What This Graham Star Learned from Training in Martial Arts for a New Akram Khan-Choreographed Show

February 24, 2019

When dancers kick their legs, they typically try to avoid hitting their colleagues. But the performers in the upcoming show Dragon Spring Phoenix Rise, choreographed by Akram Khan, have had to train to do just the opposite.

“It’s not a grand battement. You’re kicking someone’s face. It has to have intention,” says Martha Graham Dance Company star PeiJu Chien-Pott, who plays the role of Xiao Lian, a mother fighting to protect her family.

At the same time, the trick of performing martial arts onstage is, of course, to not actually hurt the other person. To pull this off convincingly, the six lead performers recently spent two weeks in Beijing training with a kung fu master. Chien-Pott shared with Dance Magazine what she got took away from the experience.

Close-up of PeiJu Chien-Pott weilding her sword
PeiJu Chien-Pott rehearsing in Beijing, with director Chen Shi-Zheng and martial arts assistant, Child G, in the background.

An Rong Xu

Becoming One with a Knife

The type of martial arts she studied is called bagua, which was developed in the mountains of China.

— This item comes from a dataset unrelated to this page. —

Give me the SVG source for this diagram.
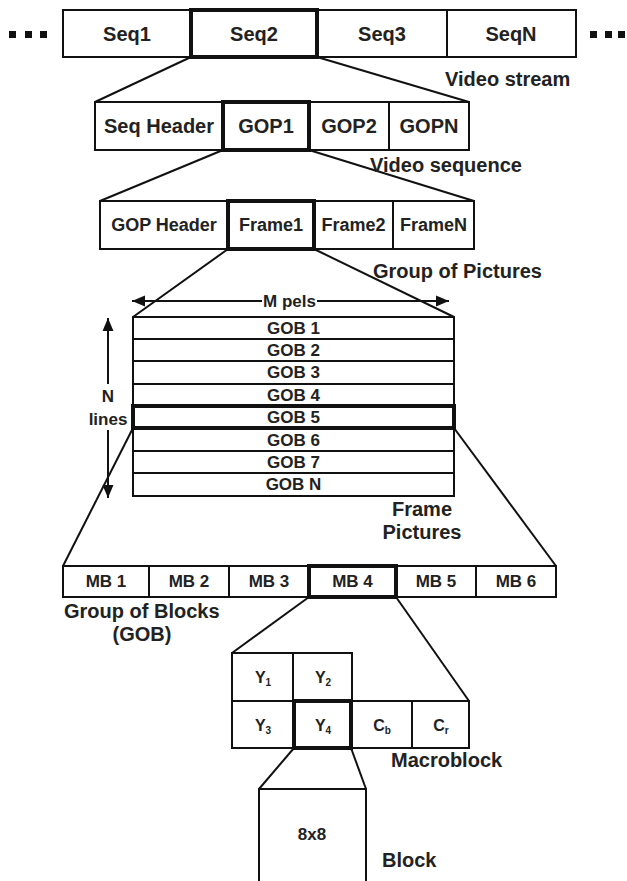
<svg xmlns="http://www.w3.org/2000/svg" width="627" height="881" viewBox="0 0 627 881">
<style>
.b{fill:#fff;stroke:#111;stroke-width:2}
.k{fill:none;stroke:#111;stroke-width:4}
.d{stroke:#111;stroke-width:2}
.c{stroke:#111;stroke-width:2;fill:none}
text{font-family:"Liberation Sans",Arial,sans-serif;font-weight:bold;fill:#222}
.t20{font-size:20px;text-anchor:middle}
.t18{font-size:18px;text-anchor:middle}
.t17{font-size:17px;text-anchor:middle}
.t14{font-size:16px;text-anchor:middle}
.lab{font-size:20px}
.sub{font-size:10px}
</style>
<defs>
<marker id="ah" viewBox="0 0 10 10" refX="10" refY="5" markerWidth="6.5" markerHeight="6.5" orient="auto-start-reverse" markerUnits="strokeWidth">
<path d="M0,0.8 L10,5 L0,9.2 z" fill="#111"/>
</marker>
</defs>
<rect width="627" height="881" fill="#fff"/>

<g id="connectors">
<line class="c" x1="191" y1="57" x2="95" y2="102"/>
<line class="c" x1="317" y1="57" x2="469" y2="102"/>
<line class="c" x1="223" y1="150" x2="100" y2="201"/>
<line class="c" x1="309" y1="150" x2="474" y2="201"/>
<line class="c" x1="228" y1="249" x2="133" y2="317"/>
<line class="c" x1="314" y1="249" x2="454" y2="317"/>
<line class="c" x1="133" y1="428" x2="63" y2="566"/>
<line class="c" x1="454" y1="428" x2="556" y2="566"/>
<line class="c" x1="309" y1="597" x2="232" y2="653"/>
<line class="c" x1="396" y1="597" x2="469" y2="701"/>
<line class="c" x1="294" y1="748" x2="259" y2="789"/>
<line class="c" x1="351" y1="748" x2="366" y2="789"/>
</g>

<g id="video-stream">
<rect x="9" y="31" width="7" height="7" fill="#111"/>
<rect x="25" y="31" width="7" height="7" fill="#111"/>
<rect x="40" y="31" width="7" height="7" fill="#111"/>
<rect class="b" x="63" y="10" width="513" height="47"/>
<line class="d" x1="447" y1="10" x2="447" y2="57"/>
<rect class="k" x="191" y="10" width="126" height="47"/>
<text class="t20" x="127" y="41">Seq1</text>
<text class="t20" x="254" y="41">Seq2</text>
<text class="t20" x="382" y="41">Seq3</text>
<text class="t20" x="511" y="41">SeqN</text>
<rect x="590" y="31" width="7" height="7" fill="#111"/>
<rect x="605" y="31" width="7" height="7" fill="#111"/>
<rect x="618" y="31" width="7" height="7" fill="#111"/>
<text class="lab" x="445" y="86">Video stream</text>
</g>

<g id="video-sequence">
<rect class="b" x="95" y="102" width="374" height="48"/>
<line class="d" x1="389" y1="102" x2="389" y2="150"/>
<rect class="k" x="223" y="102" width="86" height="48"/>
<text class="t20" x="159" y="133">Seq Header</text>
<text class="t20" x="266" y="133">GOP1</text>
<text class="t20" x="349" y="133">GOP2</text>
<text class="t20" x="429" y="133">GOPN</text>
<text class="lab" x="370" y="172">Video sequence</text>
</g>

<g id="group-of-pictures">
<rect class="b" x="100" y="201" width="374" height="48"/>
<line class="d" x1="393" y1="201" x2="393" y2="249"/>
<rect class="k" x="228" y="201" width="86" height="48"/>
<text class="t18" x="164" y="231">GOP Header</text>
<text class="t18" x="271" y="231">Frame1</text>
<text class="t18" x="353.5" y="231">Frame2</text>
<text class="t18" x="433.5" y="231">FrameN</text>
<text class="lab" x="373" y="278">Group of Pictures</text>
</g>

<g id="frame">
<line class="d" x1="262" y1="301" x2="132" y2="301" marker-end="url(#ah)"/>
<line class="d" x1="317" y1="301" x2="449" y2="301" marker-end="url(#ah)"/>
<text class="t17" x="289.5" y="307">M pels</text>
<line class="d" x1="108" y1="384" x2="108" y2="318" marker-end="url(#ah)"/>
<line class="d" x1="108" y1="430" x2="108" y2="498" marker-end="url(#ah)"/>
<text class="t17" x="108" y="402">N</text>
<text class="t17" x="108" y="425">lines</text>
<rect class="b" x="133" y="317" width="321" height="179"/>
<line class="d" x1="133" y1="339" x2="454" y2="339"/>
<line class="d" x1="133" y1="361" x2="454" y2="361"/>
<line class="d" x1="133" y1="384" x2="454" y2="384"/>
<line class="d" x1="133" y1="451" x2="454" y2="451"/>
<line class="d" x1="133" y1="473" x2="454" y2="473"/>
<rect class="k" x="133" y="406" width="321" height="22"/>
<text class="t17" x="293.5" y="334">GOB 1</text>
<text class="t17" x="293.5" y="356">GOB 2</text>
<text class="t17" x="293.5" y="378">GOB 3</text>
<text class="t17" x="293.5" y="401">GOB 4</text>
<text class="t17" x="293.5" y="423">GOB 5</text>
<text class="t17" x="293.5" y="446">GOB 6</text>
<text class="t17" x="293.5" y="468">GOB 7</text>
<text class="t17" x="293.5" y="490">GOB N</text>
<text class="lab" x="422" y="516" text-anchor="middle">Frame</text>
<text class="lab" x="422" y="539" text-anchor="middle">Pictures</text>
</g>

<g id="group-of-blocks">
<rect class="b" x="63" y="566" width="493" height="31"/>
<line class="d" x1="149" y1="566" x2="149" y2="597"/>
<line class="d" x1="229" y1="566" x2="229" y2="597"/>
<line class="d" x1="476" y1="566" x2="476" y2="597"/>
<rect class="k" x="309" y="566" width="87" height="31"/>
<text class="t17" x="106" y="587">MB 1</text>
<text class="t17" x="189" y="587">MB 2</text>
<text class="t17" x="269" y="587">MB 3</text>
<text class="t17" x="352.5" y="587">MB 4</text>
<text class="t17" x="436" y="587">MB 5</text>
<text class="t17" x="516" y="587">MB 6</text>
<text class="lab" x="64" y="618">Group of Blocks</text>
<text class="lab" x="142" y="641" text-anchor="middle">(GOB)</text>
</g>

<g id="macroblock">
<rect class="b" x="232" y="653" width="120" height="95"/>
<rect class="b" x="351" y="701" width="118" height="47"/>
<line class="d" x1="293" y1="653" x2="293" y2="748"/>
<line class="d" x1="232" y1="701" x2="352" y2="701"/>
<line class="d" x1="412" y1="701" x2="412" y2="748"/>
<rect class="k" x="294" y="701" width="57" height="47"/>
<text class="t14" x="263" y="683">Y<tspan class="sub" dy="3">1</tspan></text>
<text class="t14" x="323" y="683">Y<tspan class="sub" dy="3">2</tspan></text>
<text class="t14" x="263" y="731">Y<tspan class="sub" dy="3">3</tspan></text>
<text class="t14" x="323" y="731">Y<tspan class="sub" dy="3">4</tspan></text>
<text class="t14" x="382" y="731">C<tspan class="sub" dy="3">b</tspan></text>
<text class="t14" x="441" y="731">C<tspan class="sub" dy="3">r</tspan></text>
<text class="lab" x="391" y="767">Macroblock</text>
</g>

<g id="block">
<rect class="b" x="259" y="789" width="107" height="100"/>
<text class="t17" x="312" y="840">8x8</text>
<text class="lab" x="382" y="867">Block</text>
</g>
</svg>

“Each of the main characters has a different superpower, different weapons that he or she’s good at,” says Chien-Pott. “My weapon is a long, metal knife. Ideally, I’ll make it look like part of my limb.”

The show’s director Chen Shi-Zheng and master martial arts choreographer Yuen Woo-Ping sent her a video from 1983 of a woman moving so fluidly that the knife looks like it weighs no more than a feather. “That’s my reference—that’s my goal.”

What She’s Learned

It turns out that kung fu is ultimately less physical than Chien-Pott assumed.

“It’s about speed and control and eye contact,” she says. “The master told me that eye contact takes 60 percent of the effort, the body movement takes 40 percent. It’s about pulling the audience in with intention and strong focus.”

Chien-Pott realized it’s also about taking pauses between movements to breathe and let the audience digest what just happened. “Learning this technique taught me to be patient; naturally, I always want to keep moving. But then it just looks like messy street fighting.”

The Challenges

The training didn’t come easily: Over the course of two weeks in Beijing, Chien-Pott sprained both an inner thigh muscle and an ankle.

The other unexpected difficulty? Getting her knife back home. “Well before even entering the airport I was called and asked, what is that for?” (She ended up having to wrap it with towels and ship it back to New Jersey).

What’s Next

The bulk of rehearsals for the production don’t start until May (for a July premiere), so in the meantime, Chien-Pott is practicing sequences on her own to increase her arm and wrist strength, and to maintain the martial arts movements in her muscle memory.

But she’s not done learning new skills. Next up? Aerial silks.